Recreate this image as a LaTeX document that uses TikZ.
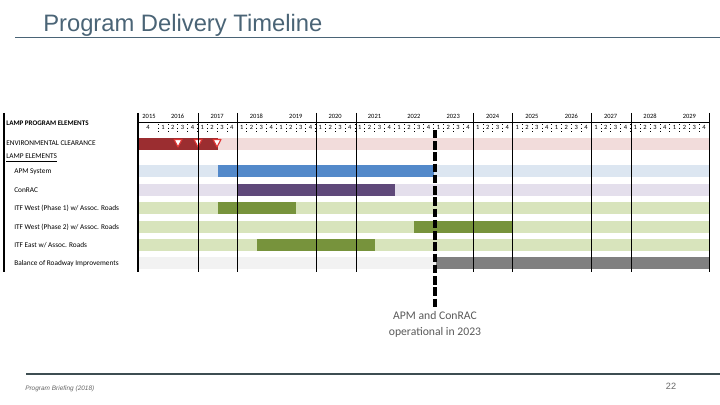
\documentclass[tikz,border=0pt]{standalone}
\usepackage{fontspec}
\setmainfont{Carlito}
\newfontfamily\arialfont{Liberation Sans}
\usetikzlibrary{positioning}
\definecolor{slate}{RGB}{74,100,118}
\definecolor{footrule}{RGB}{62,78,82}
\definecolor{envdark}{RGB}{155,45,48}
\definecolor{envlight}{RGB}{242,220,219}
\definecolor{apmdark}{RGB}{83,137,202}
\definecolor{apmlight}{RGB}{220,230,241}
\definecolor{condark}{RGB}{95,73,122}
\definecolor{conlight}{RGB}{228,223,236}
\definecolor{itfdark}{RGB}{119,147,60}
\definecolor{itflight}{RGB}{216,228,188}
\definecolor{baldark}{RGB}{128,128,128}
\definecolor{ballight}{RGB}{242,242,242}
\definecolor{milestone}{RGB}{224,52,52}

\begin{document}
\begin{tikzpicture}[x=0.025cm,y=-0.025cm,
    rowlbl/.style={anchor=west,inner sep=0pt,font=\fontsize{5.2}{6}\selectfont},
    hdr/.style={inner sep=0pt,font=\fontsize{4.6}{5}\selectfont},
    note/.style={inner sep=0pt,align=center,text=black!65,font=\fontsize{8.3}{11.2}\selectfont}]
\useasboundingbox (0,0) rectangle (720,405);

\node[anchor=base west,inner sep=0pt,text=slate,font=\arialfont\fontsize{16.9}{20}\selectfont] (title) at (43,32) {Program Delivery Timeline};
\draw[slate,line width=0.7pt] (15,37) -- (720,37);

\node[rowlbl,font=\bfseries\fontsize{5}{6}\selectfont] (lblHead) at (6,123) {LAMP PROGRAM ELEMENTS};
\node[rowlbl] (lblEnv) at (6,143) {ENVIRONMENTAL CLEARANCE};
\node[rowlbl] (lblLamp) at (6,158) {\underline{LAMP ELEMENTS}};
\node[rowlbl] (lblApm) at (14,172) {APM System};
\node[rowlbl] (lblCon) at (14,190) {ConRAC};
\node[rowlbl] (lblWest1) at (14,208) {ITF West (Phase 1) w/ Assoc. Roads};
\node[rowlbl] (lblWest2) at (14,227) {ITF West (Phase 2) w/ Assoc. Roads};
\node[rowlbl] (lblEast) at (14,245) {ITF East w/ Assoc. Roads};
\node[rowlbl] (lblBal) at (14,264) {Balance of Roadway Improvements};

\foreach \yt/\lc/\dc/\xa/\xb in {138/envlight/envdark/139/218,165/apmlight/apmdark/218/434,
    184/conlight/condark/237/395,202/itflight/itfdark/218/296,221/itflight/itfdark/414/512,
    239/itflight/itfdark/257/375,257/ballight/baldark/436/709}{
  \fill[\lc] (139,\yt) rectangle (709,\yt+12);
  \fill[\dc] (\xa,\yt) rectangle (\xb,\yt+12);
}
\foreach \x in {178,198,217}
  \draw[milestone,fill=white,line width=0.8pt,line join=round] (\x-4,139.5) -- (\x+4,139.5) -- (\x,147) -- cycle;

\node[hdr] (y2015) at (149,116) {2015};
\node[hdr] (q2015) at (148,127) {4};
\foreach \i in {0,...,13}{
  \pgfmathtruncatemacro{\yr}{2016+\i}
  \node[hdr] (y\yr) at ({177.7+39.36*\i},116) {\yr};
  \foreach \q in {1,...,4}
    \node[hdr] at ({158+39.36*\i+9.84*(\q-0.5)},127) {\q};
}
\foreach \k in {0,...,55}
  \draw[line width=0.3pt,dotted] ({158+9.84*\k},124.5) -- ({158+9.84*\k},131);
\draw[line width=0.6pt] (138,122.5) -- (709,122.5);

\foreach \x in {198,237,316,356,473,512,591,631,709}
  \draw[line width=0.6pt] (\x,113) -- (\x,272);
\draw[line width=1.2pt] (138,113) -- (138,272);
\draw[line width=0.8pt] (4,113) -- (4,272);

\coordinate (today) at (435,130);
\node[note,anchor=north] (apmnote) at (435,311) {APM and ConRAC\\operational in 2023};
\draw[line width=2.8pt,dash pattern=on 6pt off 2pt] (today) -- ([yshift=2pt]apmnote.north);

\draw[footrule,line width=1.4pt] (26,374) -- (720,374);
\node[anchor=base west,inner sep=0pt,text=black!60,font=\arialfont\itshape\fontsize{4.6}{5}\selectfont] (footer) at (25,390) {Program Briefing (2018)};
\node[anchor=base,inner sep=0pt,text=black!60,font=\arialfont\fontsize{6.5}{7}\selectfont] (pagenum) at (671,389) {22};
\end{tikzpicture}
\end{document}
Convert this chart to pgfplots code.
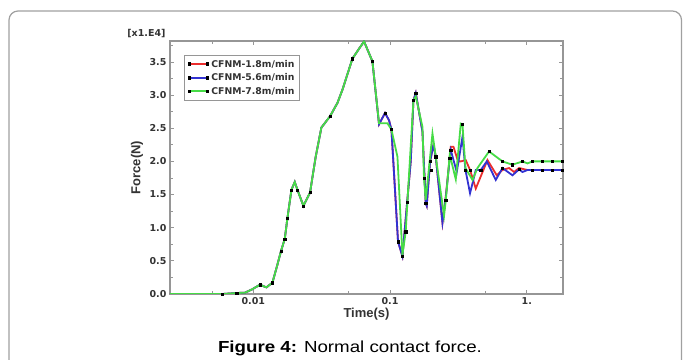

· · · · · · ·

Go through the entries above and copy every line containing "this".

■ **Written response**:
Recreate this image as a LaTeX document that uses TikZ.
Convert this chart to pgfplots code.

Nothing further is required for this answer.